(Ottawa) La députée conservatrice Rachael Thomas s’est attiré les foudres de ses collègues après avoir demandé à la ministre Pascale St-Onge de répondre à ses questions en anglais lors d’une réunion d’un comité de la Chambre des communes. L’élue albertaine a présenté ses excuses par la suite.

Rachael Thomas a l’habitude de semer la zizanie au Comité permanent du patrimoine canadien – elle a déjà promis qu’elle en ferait un « enfer ».

Elle a encore frappé jeudi, provoquant l’ire des libéraux, des bloquistes et des néo-démocrates après avoir prié Mme St-Onge, deux fois plutôt qu’une, de lui répondre dans la langue de Shakespeare.

« J’ai remarqué que vous répondiez à mes questions en français, mais que vous répondiez en anglais aux autres questions en anglais si elles viennent de vos collègues libéraux », a-t-elle commencé.

« Je suis consciente que c’est entièrement votre choix, nous sommes un pays bilingue, mais si c’était possible pour vous, j’apprécierais… », a-t-elle enchaîné sans pouvoir terminer sa requête de façon audible.

Elle a été enterrée par les cris de protestation qui ont fusé de toutes parts : « That’s not appropriate », « C’est ridicule, ça », a-t-on entendu.

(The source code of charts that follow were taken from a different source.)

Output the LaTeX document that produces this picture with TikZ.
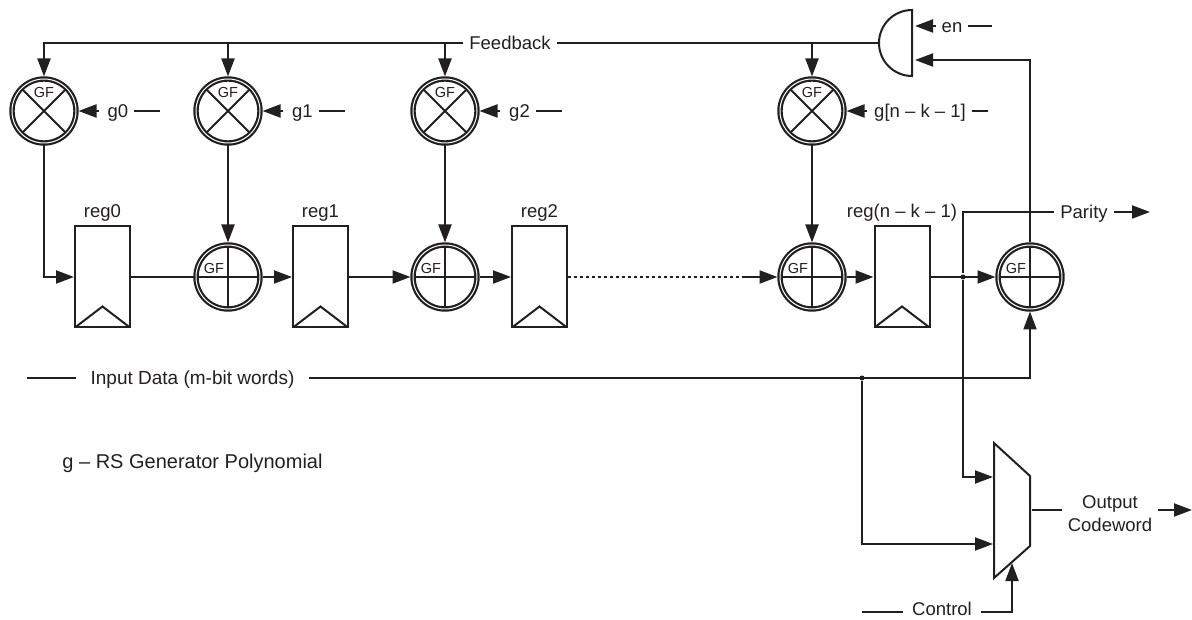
\documentclass[tikz,border=0pt]{standalone}
\usepackage{fontspec}
\setmainfont{Liberation Sans}
\usetikzlibrary{arrows.meta,positioning,calc}
\definecolor{inkblack}{HTML}{231F20}
\tikzset{
    gfmul/.style = {circle, draw, double, double distance=1pt, line width=2.2pt, minimum size=64pt, outer sep=2.5pt,
        path picture={\draw[line width=2pt] (path picture bounding box.north west) -- (path picture bounding box.south east)
            (path picture bounding box.north east) -- (path picture bounding box.south west);}},
    gfadd/.style = {circle, draw, double, double distance=1pt, line width=2.2pt, minimum size=64pt, outer sep=2.5pt,
        path picture={\draw[line width=2pt] (path picture bounding box.north) -- (path picture bounding box.south)
            (path picture bounding box.east) -- (path picture bounding box.west);}},
    regbox/.style = {draw, rectangle, minimum width=55pt, minimum height=101pt,
        path picture={\draw (path picture bounding box.south west) -- ++(27.5pt,21pt) -- (path picture bounding box.south east);}},
    gftext/.style = {inner sep=0pt, font=\fontsize{14.5}{17}\selectfont},
    txt/.style = {inner sep=5pt, align=center, text height=14pt, text depth=0pt, font=\fontsize{18.5}{23}\selectfont},
    junction/.style = {circle, fill, inner sep=0pt, minimum size=5pt},
}

\begin{document}
\begin{tikzpicture}[x=1pt, y=1pt, on grid, line width=2pt, color=inkblack, >={Triangle[length=18pt,width=13pt]}]
    \useasboundingbox (0,0) rectangle (1192,619);

    % Multipliers
    \node[gfmul] (mul0) at (44,508) {};
    \node[gfmul, right=184pt of mul0] (mul1) {};
    \node[gfmul, right=217pt of mul1] (mul2) {};
    \node[gfmul, right=367pt of mul2] (mul3) {};
    \node[gftext, above=18pt of mul0] (gfm0) {GF};
    \node[gftext, above=18pt of mul1] (gfm1) {GF};
    \node[gftext, above=18pt of mul2] (gfm2) {GF};
    \node[gftext, above=18pt of mul3] (gfm3) {GF};

    % Adders
    \node[gfadd, below=166pt of mul1] (add1) {};
    \node[gfadd, below=166pt of mul2] (add2) {};
    \node[gfadd, below=166pt of mul3] (add3) {};
    \node[gfadd, right=218pt of add3] (add4) {};
    \node[gftext, above left=8.5pt and 14pt of add1] (gfa1) {GF};
    \node[gftext, above left=8.5pt and 14pt of add2] (gfa2) {GF};
    \node[gftext, above left=8.5pt and 14pt of add3] (gfa3) {GF};
    \node[gftext, above left=8.5pt and 14pt of add4] (gfa4) {GF};

    % Registers
    \node[regbox, left=125.5pt of add1] (reg0) {};
    \node[regbox, right=92.5pt of add1] (reg1) {};
    \node[regbox, right=94.5pt of add2] (reg2) {};
    \node[regbox, right=90pt of add3] (reg3) {};
    \node[txt, above=66.5pt of reg0] (regtext0) {reg0};
    \node[txt, above=66.5pt of reg1] (regtext1) {reg1};
    \node[txt, above=66.5pt of reg2] (regtext2) {reg2};
    \node[txt, above=66.5pt of reg3] (regtext3) {reg(n -- k -- 1)};

    % Coefficients
    \node[txt, right=74pt of mul0] (g0) {g0};
    \node[txt, right=74.5pt of mul1] (g1) {g1};
    \node[txt, right=74.5pt of mul2] (g2) {g2};
    \node[txt, right=108pt of mul3] (g3) {g[n -- k -- 1]};
    \coordinate[right=42pt of g0] (g0end);
    \coordinate[right=42pt of g1] (g1end);
    \coordinate[right=42pt of g2] (g2end);
    \coordinate[right=68pt of g3] (g3end);

    % Gate and feedback
    \coordinate (gate) at (912,576);
    \draw (912,609) arc[start angle=90, end angle=270, radius=33] -- cycle;
    \coordinate (gateout) at (879,576);
    \coordinate (gatein) at (915,559);
    \node[txt] (en) at (952,593) {en};
    \coordinate[right=40pt of en] (enend);
    \coordinate[left=37pt of en] (enin);
    \node[txt] (fb) at (510,576) {Feedback};

    % Input, output and mux
    \node[txt, inner xsep=14pt, font=\fontsize{19}{23}\selectfont] (input) at (192.5,241) {Input Data (m-bit words)};
    \coordinate (inputstart) at (27,241);
    \node[junction] (tap) at (862,241) {};
    \node[junction, right=61pt of reg3] (ptap) {};
    \node[txt] (parity) at (1084,407) {Parity};
    \coordinate (parityend) at (1150,407);
    \draw (994,176) -- (1030,143) -- (1030,73) -- (994,41) -- cycle;
    \coordinate (muxa) at (993,142);
    \coordinate (muxb) at (993,75);
    \coordinate (muxc) at (1012,56);
    \coordinate (muxout) at (1032,109);
    \node[txt] (output) at (1110,95) {Output\\Codeword};
    \coordinate (outend) at (1192,109);
    \node[txt, inner xsep=8.5pt, inner ysep=1pt, text height=8pt] (ctrl) at (942,7.5) {Control};
    \coordinate (ctrlstart) at (862,7.5);
    \node[txt, font=\fontsize{20}{23}\selectfont] (poly) at (192.5,157) {g -- RS Generator Polynomial};

    % Connections
    \draw (gateout) -- (fb.east);
    \draw[->] (fb.west) -| (mul0);
    \draw[->] (mul1 |- fb) -- (mul1);
    \draw[->] (mul2 |- fb) -- (mul2);
    \draw[->] (mul3 |- gateout) -- (mul3);

    \draw (g0end) -- (g0);
    \draw (g1end) -- (g1);
    \draw (g2end) -- (g2);
    \draw (g3end) -- (g3);
    \draw[->, shorten <=3pt] (g0) -- (mul0);
    \draw[->, shorten <=3pt] (g1) -- (mul1);
    \draw[->, shorten <=3pt] (g2) -- (mul2);
    \draw[->, shorten <=1pt] (g3) -- (mul3);

    \draw[->] (mul0) |- (reg0);
    \draw[->] (mul1) -- (add1);
    \draw[->] (mul2) -- (add2);
    \draw[->] (mul3) -- (add3);

    \draw (reg0) -- (add1);
    \draw[->] (add1) -- (reg1);
    \draw[->] (reg1) -- (add2);
    \draw[->] (add2) -- (reg2);
    \coordinate[left=68pt of add3] (dotend);
    \draw[dash pattern=on 3pt off 3pt] (reg2) -- (dotend);
    \draw[->] (dotend) -- (add3);
    \draw[->] (add3) -- (reg3);
    \draw[->] (reg3) -- (add4);

    \draw (enend) -- (en);
    \draw[->] (en) -- (enin -| gatein);
    \draw[->] (add4) |- (gatein);

    \draw (inputstart) -- (input);
    \draw[->] (input) -| (add4);
    \draw[->] (tap) |- (muxb);
    \draw[->] (parity) -| (ptap) |- (muxa);
    \draw[->] (parity) -- (parityend);
    \draw (muxout) -- (muxout -| output.west);
    \draw[->] (muxout -| output.east) -- (outend);
    \draw (ctrlstart) -- (ctrl);
    \draw[->] (ctrl) -| (muxc);
\end{tikzpicture}
\end{document}
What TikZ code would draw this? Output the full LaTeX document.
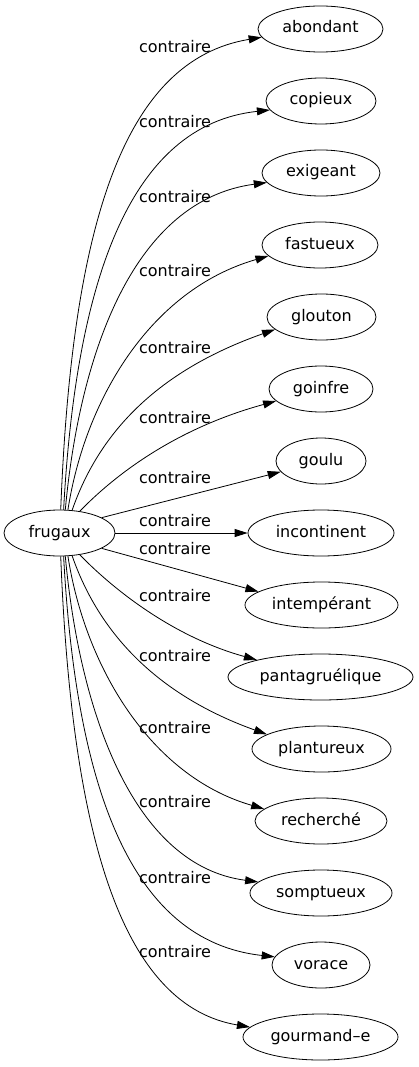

« Est-ce que tout le monde peut, s’il vous plaît, cesser de crier ? Il y a au moins cinq personnes qui crient pour faire un rappel au règlement ! », est intervenue la présidente du Comité, Hedy Fry.

« C’est insultant pour les Québécois [et] pour les francophones », s’est désolé le bloquiste Martin Champoux.

Le néo-démocrate Peter Julian a ajouté sa voix au concert de critiques. « Que les conservateurs remettent en question le bilinguisme est absolument répréhensible », a lâché l’élu bilingue de la Colombie-Britannique.

La députée Rachael Thomas a réitéré sa demande, et une fois la tempête calmée, la ministre lui a répondu en français, disant vouloir être « certaine d’utiliser le bon vocabulaire ».

PHOTO ADRIAN WYLD, ARCHIVES LA PRESSE CANADIENNE

La ministre du Patrimoine canadien, Pascale St-Onge

Les travaux parlementaires à Ottawa se déroulent dans les deux langues officielles du Canada.

L’interprétation simultanée est offerte lors des activités des comités de la Chambre des communes, ainsi que lors de la majorité des conférences de presse.

« Speak White »

La ministre Pascale St-Onge n’allait pas laisser passer cette occasion de casser du sucre sur le dos du Parti conservateur.

« Je suis francophone, je viens du Québec, j’ai passé ma vie à défendre la langue française, j’ai étudié la littérature française et québécoise », a-t-elle laissé tomber devant les caméras.

« C’était très déplacé, et très méprisant aussi, à l’endroit des francophones et des Québécois », a-t-elle ajouté, promettant de continuer à parler le français, sa « langue de travail », dans la capitale fédérale.

Le chef du Bloc québécois, Yves-François Blanchet, y a vu l’expression d’« une vieille réminiscence de ce bon vieux Ouest canadien, de ce bon vieux Speak White ».

Et avec ce « mépris suintant, les conservateurs se définissent eux-mêmes », a-t-il lâché en point de presse.

Des excuses

La principale intéressée a présenté ses excuses par écrit à la présidente du Comité.

« Je tenais à vous écrire pour m’excuser d’avoir demandé plus tôt aujourd’hui que, si possible, la ministre du Patrimoine canadien réponde à mes questions en anglais », a-t-elle écrit.

« Les conservateurs soutiennent le bilinguisme officiel, la préservation de la langue française au Canada et le droit des Canadiens à communiquer dans la langue de leur choix », a-t-elle assuré.

Sur la plateforme X, jeudi, Rachael Thomas a publié une vidéo de l’échange entre elle et la ministre. Les propos de la ministre sont interprétés et sous-titrés du français à l’anglais.

Une habituée des propos controversés

La députée, qui est porte-parole de son parti en matière de Patrimoine canadien, n’en est pas à sa première intervention controversée devant le Comité.

Le 26 octobre dernier, elle a accusé CBC/Radio-Canada d’être dans le camp du Hamas.

Quelques jours plus tard, alors que le Comité recevait la patronne du diffuseur public, Catherine Tait, elle a accusé celle-ci de mentir.